Around 75 per cent of graduates at Scotland's top universities go straight into employment. But very few of them amass Edinburgh Fringe awards. University of Edinburgh graduate Ella Hickson has done just that, winning not only a Fringe First award, but two more of the Festival’s most prestigious awards for her first play, Eight.
The play, which sees the audience vote for four out of a possible eight monologues about British life in 2008, also picked up NSDF Edinburgh Emerging Artists Award as well as the prestigious Carol Tambor Best of Edinburgh Award this August. As a result, Hickson and the cast now take the play to The Pleasance, Islington in London for three nights, followed by an expenses-paid week-long run in New York’s Performance Space 122 theatre after Christmas.
Speaking to The Journal, Hickson said: “The success of the play has been overwhelming. Obviously myself and the cast are elated to have done so well and to be charging ahead with the opportunities that these prizes have provided, however, we are keen to realize this is just the first, if enormously exciting, step into a world where success is not always so easy to come by.”
It was while studying at the University of Edinburgh for a degree in English Literature and Art History, that Hickson—who both wrote and directed the play—became involved with the Edinburgh University Theatre Society at the Bedlam theatre. Accepting the Fringe First Award Hickson praised the theatre: “we’re straight out of uni, some of us are still in uni, and we don’t really have the money to come to the Fringe,” she said. “But Bedlam facilitates that and that’s invaluable for people who want to do something in an industry that’s quite tough.”
Eight’s cast—also drawn from the society—have, according to Hickson, “worked exceptionally hard” to produce a piece of award-winning theatre. “The cast really did give it everything and for that I will be eternally grateful,” she acknowledged.
Eight presents short snappy monologues which arose from surveys with young people about the experiences of their generation in Britain. Miles, for instance—who appears in The Journal’s exclusive extract—is a survivor of the 7/7 bombings; Milly is an upmarket prostitute with surprisingly traditional values. But despite the apparent gloom, festival critics praised the works rejection of the stereotype of an apathetic, layabout British youth.
Asked about her desire to show optimism amid the gravest of situations, Hickson was unequivocal: “I am part of a generation that has to struggle incredibly hard against the engulfing tides of brainless media in order to be heard saying anything worth hearing,” she lamented. “It creates a frustration in you to defend what you believe your generation is actually capable of.”
Speaking of the winner, Carol Tambor, founder of the Best of Edinburgh Award, said: “Ella is fearless in describing characters you’ve never come across before. Surely you’ve never heard inner voices speak so eloquently. I can only compare her play to another of my favorites, Talking Heads by Alan Bennett, except her characters are just beginning their lives, and we know the road ahead will be a rocky one.”

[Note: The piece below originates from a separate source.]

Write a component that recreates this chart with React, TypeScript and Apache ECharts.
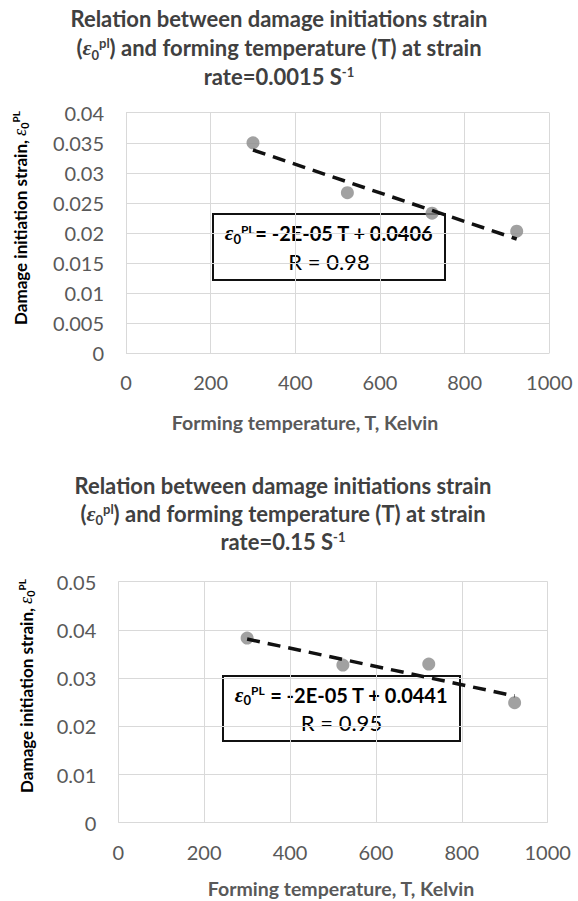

And so it is for Hickson who, aged 23, who now begins her journey in the competitive world of theatre. But she is realistic about the prospect: “Courting attention with the allure of youth and novelty is all well and good but I am very aware that over the next few years this initial success will have to substantiated with proof of enduring skill.”
Eight will reappear in Edinburgh on Friday 19 and Sun 21 September at the Bedlam Theatre.